Confessions of a Slow Learner, or How to Do Unscripted Wrong – By Dave LaSalle
DL: So there are these things we call the Tools in Unscripted. I can’t tell you what they are, because it would take away from the show for you, and because I’ve taken a blood oath in Prescott’s basement. Broadly, they’re strategies we employ to prompt a new discovery in a scene, or to ramp things up emotionally. This is my third year performing in Unscripted, and I think a recent rehearsal was the first time I really understood the Tools.
Let me backtrack. Prescott has a mantra that comes into play as we get closer to opening night and begin to do run-through after run-through of Unscripted. It goes like this: “Don’t worry about the plot; worry about the scene.”
This is incredibly difficult.
Improv is an act of relinquishing control and trusting the moment, but the risk feels so much…riskier in a full-length play. I’ve been training in letting go of the reins since my first Intro to Improv class, but from time to time in Unscripted, I’ll look down to notice I’m white-knuckling those reins as hard as I can, trying to get this beast of a show to go where I think it needs to go. As though I know.
I’ll be standing offstage, thinking “OK, Kathryn’s character needs to get connected to Jason’s, and she has a son his age, so maybe he and the son are friends and I’ll go be their teacher and bring this all together.”
Ugh. It’s exhausting just writing that down.

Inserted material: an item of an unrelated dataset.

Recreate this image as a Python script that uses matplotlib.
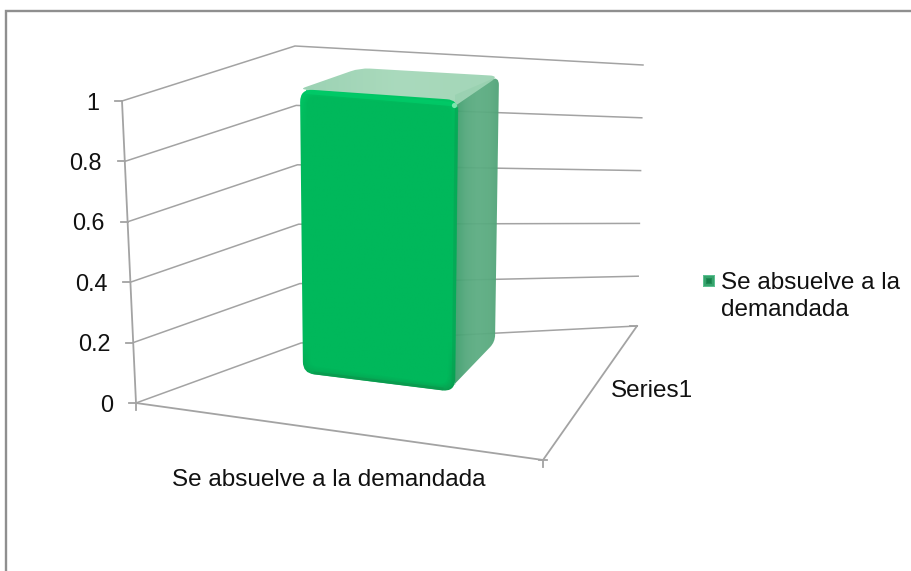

Moreover, by the time I get on stage, I’m so focused on connecting plot points that I can barely focus on the scene, much less discover new things about the relationships onstage. Thankfully, my training kicks in and I am able to let the scene carry me along (or my character is just so stubborn he goes where he wants and not where I want to head him).
Now I realize why Prescott has been drilling me for three years now on the Tools. I thought they were extras, tricks to improve the look of the show. But I’ve realized how essential they are.
These little scene-intensifying devices not only push each scene to be meaningful and interesting on its own, but they also ensure that I can never, ever know where the story is headed. Any time I want to steer the course of events, I can instead drop one of these small hand grenades and see where we are when the smoke clears. Not only does this technique create better plays for the audience, it also makes things scarier and more fun for the performers.
So there you have it — three years in, and I think I’m beginning to learn how to perform Unscripted. Check back in three years, and I’ll tell you why I’ve got it all wrong again.